▶ _INFORMATION SHOWN_

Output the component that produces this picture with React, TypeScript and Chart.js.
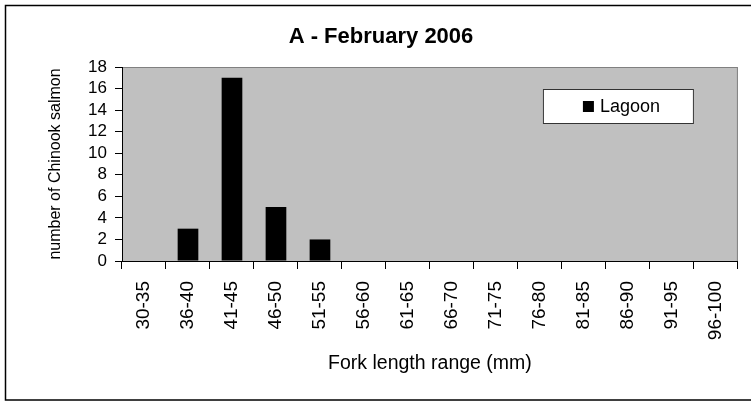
import { useEffect, useRef } from "react";
import { Chart, registerables } from "chart.js";

Chart.register(...registerables);

const categories = [
  "30-35", "36-40", "41-45", "46-50", "51-55", "56-60", "61-65",
  "66-70", "71-75", "76-80", "81-85", "86-90", "91-95", "96-100",
];
const lagoonCounts = [0, 3, 17, 5, 2, 0, 0, 0, 0, 0, 0, 0, 0, 0];
const yTickValues = [0, 2, 4, 6, 8, 10, 12, 14, 16, 18];
const seriesLabel = "Lagoon";
const chartTitle = "A - February 2006";
const xAxisTitle = "Fork length range (mm)";
const yAxisTitle = "number of Chinook salmon";

const FONT = '"Liberation Sans", Arial, sans-serif';

const framePlugin = {
  id: "frame",
  beforeDraw(chart: any) {
    const { ctx, chartArea, width, height } = chart;
    ctx.save();
    ctx.fillStyle = "#ffffff";
    ctx.fillRect(0, 0, width, height);
    ctx.strokeStyle = "#000000";
    ctx.lineWidth = 1.5;
    ctx.strokeRect(5.5, 5.5, 770, 394.5);
    ctx.fillStyle = "#c0c0c0";
    ctx.fillRect(chartArea.left, chartArea.top, chartArea.right - chartArea.left, chartArea.bottom - chartArea.top);
    ctx.strokeStyle = "#808080";
    ctx.lineWidth = 1;
    ctx.strokeRect(chartArea.left + 0.5, chartArea.top + 0.5, chartArea.right - chartArea.left - 1, chartArea.bottom - chartArea.top);
    ctx.fillStyle = "#000000";
    ctx.font = `bold 22px ${FONT}`;
    ctx.textAlign = "center";
    ctx.textBaseline = "middle";
    ctx.fillText(chartTitle, 381, 37);
    ctx.restore();
  },
  afterDraw(chart: any) {
    const { ctx, chartArea } = chart;
    const ds = chart.data.datasets[0];
    const x = chartArea.right - 195;
    const y = chartArea.top + 22;
    const w = 151;
    const h = 35;
    ctx.save();
    ctx.fillStyle = "#ffffff";
    ctx.fillRect(x, y, w, h);
    ctx.strokeStyle = "#333333";
    ctx.lineWidth = 1;
    ctx.strokeRect(x + 0.5, y + 0.5, w - 1, h - 1);
    ctx.fillStyle = ds.backgroundColor;
    ctx.fillRect(x + 40, y + 12, 11, 11);
    ctx.fillStyle = "#000000";
    ctx.font = `18px ${FONT}`;
    ctx.textAlign = "left";
    ctx.textBaseline = "middle";
    ctx.fillText(ds.label, x + 57, y + 18);
    ctx.restore();
  },
};

export default function App() {
  const canvasRef = useRef<HTMLCanvasElement>(null);

  useEffect(() => {
    if (!canvasRef.current) return;
    const chart = new Chart(canvasRef.current, {
      type: "bar",
      data: {
        labels: categories,
        datasets: [
          {
            label: seriesLabel,
            data: lagoonCounts,
            backgroundColor: "#000000",
            borderWidth: 0,
            barPercentage: 0.47,
            categoryPercentage: 1,
          },
        ],
      },
      options: {
        responsive: false,
        animation: false,
        layout: { padding: { left: 0, top: 67, right: 8, bottom: 0 } },
        plugins: {
          legend: { display: false },
          title: { display: false },
          tooltip: { enabled: false },
        },
        scales: {
          x: {
            afterFit: (s: any) => {
              s.height = 142;
            },
            grid: {
              display: true,
              drawOnChartArea: false,
              drawTicks: true,
              tickLength: 8,
              color: "#000000",
              offset: true,
            },
            border: { display: true, color: "#000000", width: 1 },
            ticks: {
              color: "#000000",
              font: { family: FONT, size: 19 },
              minRotation: 90,
              maxRotation: 90,
              padding: 12,
              autoSkip: false,
            },
            title: {
              display: true,
              text: xAxisTitle,
              color: "#000000",
              font: { family: FONT, size: 19.5 },
              padding: { top: 0, bottom: 28 },
            },
          },
          y: {
            min: 0,
            max: 18,
            afterBuildTicks: (s: any) => {
              s.ticks = yTickValues.map((v) => ({ value: v }));
            },
            afterFit: (s: any) => {
              s.width = 122;
            },
            grid: {
              display: true,
              drawOnChartArea: false,
              drawTicks: true,
              tickLength: 7,
              color: "#000000",
            },
            border: { display: true, color: "#000000", width: 1 },
            ticks: {
              color: "#000000",
              font: { family: FONT, size: 17 },
              padding: 8,
              autoSkip: false,
            },
            title: {
              display: true,
              text: yAxisTitle,
              color: "#000000",
              font: { family: FONT, size: 16 },
              padding: { top: 46, bottom: 0 },
            },
          },
        },
      },
      plugins: [framePlugin],
    });
    return () => chart.destroy();
  }, []);

  return (
    <div style={{ position: "fixed", left: 0, top: 0, width: 751, height: 403 }}>
      <canvas ref={canvasRef} width={751} height={403} />
    </div>
  );
}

▶ _WRITTEN INSTRUCTION_
All of the material above needs to be restated exactly, with no pictures.

▶ _RESULT OF THIS TASK_
Output the component that produces this picture with React, TypeScript and Chart.js.
import { useEffect, useRef } from "react";
import { Chart, registerables } from "chart.js";

Chart.register(...registerables);

const categories = [
  "30-35", "36-40", "41-45", "46-50", "51-55", "56-60", "61-65",
  "66-70", "71-75", "76-80", "81-85", "86-90", "91-95", "96-100",
];
const lagoonCounts = [0, 3, 17, 5, 2, 0, 0, 0, 0, 0, 0, 0, 0, 0];
const yTickValues = [0, 2, 4, 6, 8, 10, 12, 14, 16, 18];
const seriesLabel = "Lagoon";
const chartTitle = "A - February 2006";
const xAxisTitle = "Fork length range (mm)";
const yAxisTitle = "number of Chinook salmon";

const FONT = '"Liberation Sans", Arial, sans-serif';

const framePlugin = {
  id: "frame",
  beforeDraw(chart: any) {
    const { ctx, chartArea, width, height } = chart;
    ctx.save();
    ctx.fillStyle = "#ffffff";
    ctx.fillRect(0, 0, width, height);
    ctx.strokeStyle = "#000000";
    ctx.lineWidth = 1.5;
    ctx.strokeRect(5.5, 5.5, 770, 394.5);
    ctx.fillStyle = "#c0c0c0";
    ctx.fillRect(chartArea.left, chartArea.top, chartArea.right - chartArea.left, chartArea.bottom - chartArea.top);
    ctx.strokeStyle = "#808080";
    ctx.lineWidth = 1;
    ctx.strokeRect(chartArea.left + 0.5, chartArea.top + 0.5, chartArea.right - chartArea.left - 1, chartArea.bottom - chartArea.top);
    ctx.fillStyle = "#000000";
    ctx.font = `bold 22px ${FONT}`;
    ctx.textAlign = "center";
    ctx.textBaseline = "middle";
    ctx.fillText(chartTitle, 381, 37);
    ctx.restore();
  },
  afterDraw(chart: any) {
    const { ctx, chartArea } = chart;
    const ds = chart.data.datasets[0];
    const x = chartArea.right - 195;
    const y = chartArea.top + 22;
    const w = 151;
    const h = 35;
    ctx.save();
    ctx.fillStyle = "#ffffff";
    ctx.fillRect(x, y, w, h);
    ctx.strokeStyle = "#333333";
    ctx.lineWidth = 1;
    ctx.strokeRect(x + 0.5, y + 0.5, w - 1, h - 1);
    ctx.fillStyle = ds.backgroundColor;
    ctx.fillRect(x + 40, y + 12, 11, 11);
    ctx.fillStyle = "#000000";
    ctx.font = `18px ${FONT}`;
    ctx.textAlign = "left";
    ctx.textBaseline = "middle";
    ctx.fillText(ds.label, x + 57, y + 18);
    ctx.restore();
  },
};

export default function App() {
  const canvasRef = useRef<HTMLCanvasElement>(null);

  useEffect(() => {
    if (!canvasRef.current) return;
    const chart = new Chart(canvasRef.current, {
      type: "bar",
      data: {
        labels: categories,
        datasets: [
          {
            label: seriesLabel,
            data: lagoonCounts,
            backgroundColor: "#000000",
            borderWidth: 0,
            barPercentage: 0.47,
            categoryPercentage: 1,
          },
        ],
      },
      options: {
        responsive: false,
        animation: false,
        layout: { padding: { left: 0, top: 67, right: 8, bottom: 0 } },
        plugins: {
          legend: { display: false },
          title: { display: false },
          tooltip: { enabled: false },
        },
        scales: {
          x: {
            afterFit: (s: any) => {
              s.height = 142;
            },
            grid: {
              display: true,
              drawOnChartArea: false,
              drawTicks: true,
              tickLength: 8,
              color: "#000000",
              offset: true,
            },
            border: { display: true, color: "#000000", width: 1 },
            ticks: {
              color: "#000000",
              font: { family: FONT, size: 19 },
              minRotation: 90,
              maxRotation: 90,
              padding: 12,
              autoSkip: false,
            },
            title: {
              display: true,
              text: xAxisTitle,
              color: "#000000",
              font: { family: FONT, size: 19.5 },
              padding: { top: 0, bottom: 28 },
            },
          },
          y: {
            min: 0,
            max: 18,
            afterBuildTicks: (s: any) => {
              s.ticks = yTickValues.map((v) => ({ value: v }));
            },
            afterFit: (s: any) => {
              s.width = 122;
            },
            grid: {
              display: true,
              drawOnChartArea: false,
              drawTicks: true,
              tickLength: 7,
              color: "#000000",
            },
            border: { display: true, color: "#000000", width: 1 },
            ticks: {
              color: "#000000",
              font: { family: FONT, size: 17 },
              padding: 8,
              autoSkip: false,
            },
            title: {
              display: true,
              text: yAxisTitle,
              color: "#000000",
              font: { family: FONT, size: 16 },
              padding: { top: 46, bottom: 0 },
            },
          },
        },
      },
      plugins: [framePlugin],
    });
    return () => chart.destroy();
  }, []);

  return (
    <div style={{ position: "fixed", left: 0, top: 0, width: 751, height: 403 }}>
      <canvas ref={canvasRef} width={751} height={403} />
    </div>
  );
}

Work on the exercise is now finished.